Here again, there is little research focusing on usability for library web tutorials; most usability testing of library pages address the main page (Bury & Oud, 2005). Librarians at the University of Illinois at Chicago (UIC), Library of the Health Sciences employed a landing page pre-tutorial access. The intention of this design was to steer users in the appropriate expertise level (e.g., neophyte, intermediate, advanced).  Faculty feedback indicated that this would be overwhelming for users (Appelt & Pendell, 2010).

  • Researchers at the University of Illinois, using the Think Aloud method and capturing user actions via Camtasia found that students find videos that are 3 minutes or over in length to be difficult.
  • Study responses also indicate that many students prefer to read to learn rather than watch and listen (Bowles-Terry, Hensley, & Hinchliffe).
  • Lori Mestre (2010, 2012a, 2012b) has done extensive research in the usability of online tutorials. In a 2010 usability study comparing static web tutorials and video-based options, she found that all of the study’s student subjects could complete the testing tasks after using the static pages; only 20% of the Camtasia could successfully complete the tasks. Results of her 2012 research indicates that students performed better in accessing assigned tasks by using a static web tutorial with screen shots rather than viewing a screen casting tutorial (2012b).    

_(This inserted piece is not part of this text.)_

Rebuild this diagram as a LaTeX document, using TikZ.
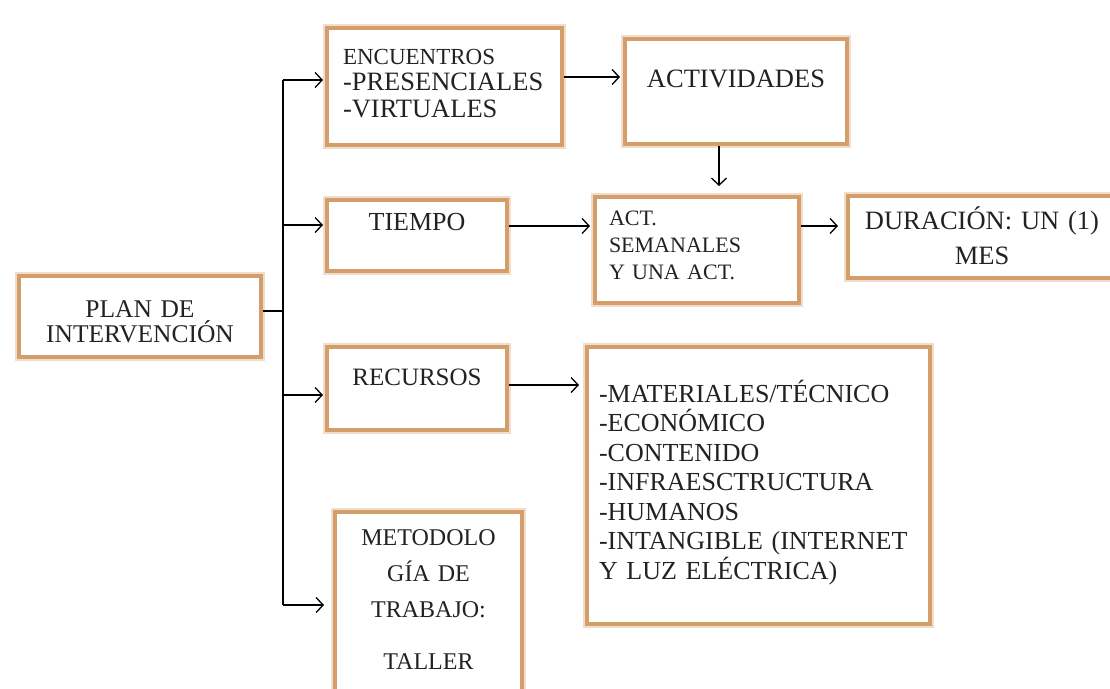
\documentclass[tikz,border=0pt]{standalone}
\usepackage{fontspec}
\setmainfont{Liberation Serif}
\usetikzlibrary{arrows.meta}
\definecolor{borde}{RGB}{212,158,106}
\definecolor{tinta}{RGB}{34,34,34}

\begin{document}
\begin{tikzpicture}[x=1pt, y=-1pt, ->, >={Straight Barb[length=7pt,width=15pt]}, line width=1.3pt,
    caja/.style = {draw=borde, line width=4pt, fill=white, anchor=north west, text=tinta,
        preaction={draw=borde!35, line width=8pt},
        inner xsep=0pt, inner ysep=0pt, align=center},
    cajaizq/.style = {caja, align=left},
    letra/.style 2 args = {font=\fontsize{#1}{#2}\selectfont}]
    \useasboundingbox[fill=white] (0,0) rectangle (1110,688);

    % Nodes
    \node[caja, letra={25.5}{25}, text width=242pt, text height=41pt, text depth=40pt] (plan) at (17,274) {PLAN DE\\INTERVENCIÓN};

    \node[cajaizq, letra={26.5}{26.5}, inner xsep=16pt, text width=203pt, text height=36pt, text depth=81pt] (encuentros) at (325,26)
        {{\fontsize{23}{26.5}\selectfont ENCUENTROS}\\\mbox{-PRESENCIALES}\\-VIRTUALES};
    \node[caja, letra={26.5}{28}, text width=222pt, text height=48pt, text depth=57pt] (actividades) at (623,37) {ACTIVIDADES};

    \node[caja, letra={26}{28}, text width=180pt, text height=30pt, text depth=41pt] (tiempo) at (325,198) {TIEMPO};
    \node[cajaizq, letra={22}{27}, inner xsep=14pt, text width=176pt, text height=28pt, text depth=78pt] (semanales) at (593,195)
        {ACT.\\SEMANALES\\Y UNA ACT.};
    \node[caja, letra={26.5}{35}, text width=268pt, text height=33pt, text depth=49pt] (duracion) at (846,194) {DURACIÓN: UN (1)\\MES};

    \node[caja, letra={25}{28}, text width=180pt, text height=38pt, text depth=45pt] (recursos) at (325,345) {RECURSOS};
    \node[cajaizq, letra={26}{29.5}, inner xsep=12pt, text width=319pt, text height=55pt, text depth=222pt] (materiales) at (585,345)
        {-MATERIALES/TÉCNICO\\-ECONÓMICO\\-CONTENIDO\\-INFRAESCTRUCTURA\\-HUMANOS\\-INTANGIBLE (INTERNET\\Y LUZ ELÉCTRICA)};

    \node[caja, letra={24}{36}, text width=187pt, text height=33pt, text depth=150pt] (metodologia) at (333,510)
        {METODOLO\\GÍA DE\\TRABAJO:\\[16pt]TALLER};

    % trunk points and arrow levels
    \coordinate (t0) at (283,311);
    \coordinate (t1) at (283,80);
    \coordinate (t2) at (283,225);
    \coordinate (t3) at (283,395);
    \coordinate (t4) at (283,605);
    \coordinate (f1) at (0,77);
    \coordinate (f2) at (0,226);
    \coordinate (f3) at (0,385);
    \coordinate (f4) at (719,0);

    % Edges
    \draw[-] (plan.east |- t0) -- (t0);
    \draw[-] (t1) -- (t4);

    \draw[shorten >=2pt] (t1) -- (t1 -| encuentros.west);
    \draw[shorten >=2pt] (t2) -- (t2 -| tiempo.west);
    \draw[shorten >=2pt] (t3) -- (t3 -| recursos.west);
    \draw[shorten >=9pt] (t4) -- (t4 -| metodologia.west);

    \draw[shorten >=3pt] (encuentros.east |- f1) -- (actividades.west |- f1);
    \draw[shorten >=9pt] (actividades.south -| f4) -- (semanales.north -| f4);
    \draw[shorten >=3pt] (tiempo.east |- f2) -- (semanales.west |- f2);
    \draw[shorten >=8pt] (semanales.east |- f2) -- (duracion.west |- f2);
    \draw[shorten >=6pt] (recursos.east |- f3) -- (materiales.west |- f3);

\end{tikzpicture}
\end{document}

 All referenced resources can be found under the Further Resources tab.


Keep in mind when designing and testing your tutorial that disabilities, including low vision, color blindness, blindness, hearing impairment, physical impairment, and cognitive learning disabilities, could affect a user’s ability to view and interact with the tutorial. Making tutorials as accessible as possible should be a goal for anyone creating a tutorial in any format.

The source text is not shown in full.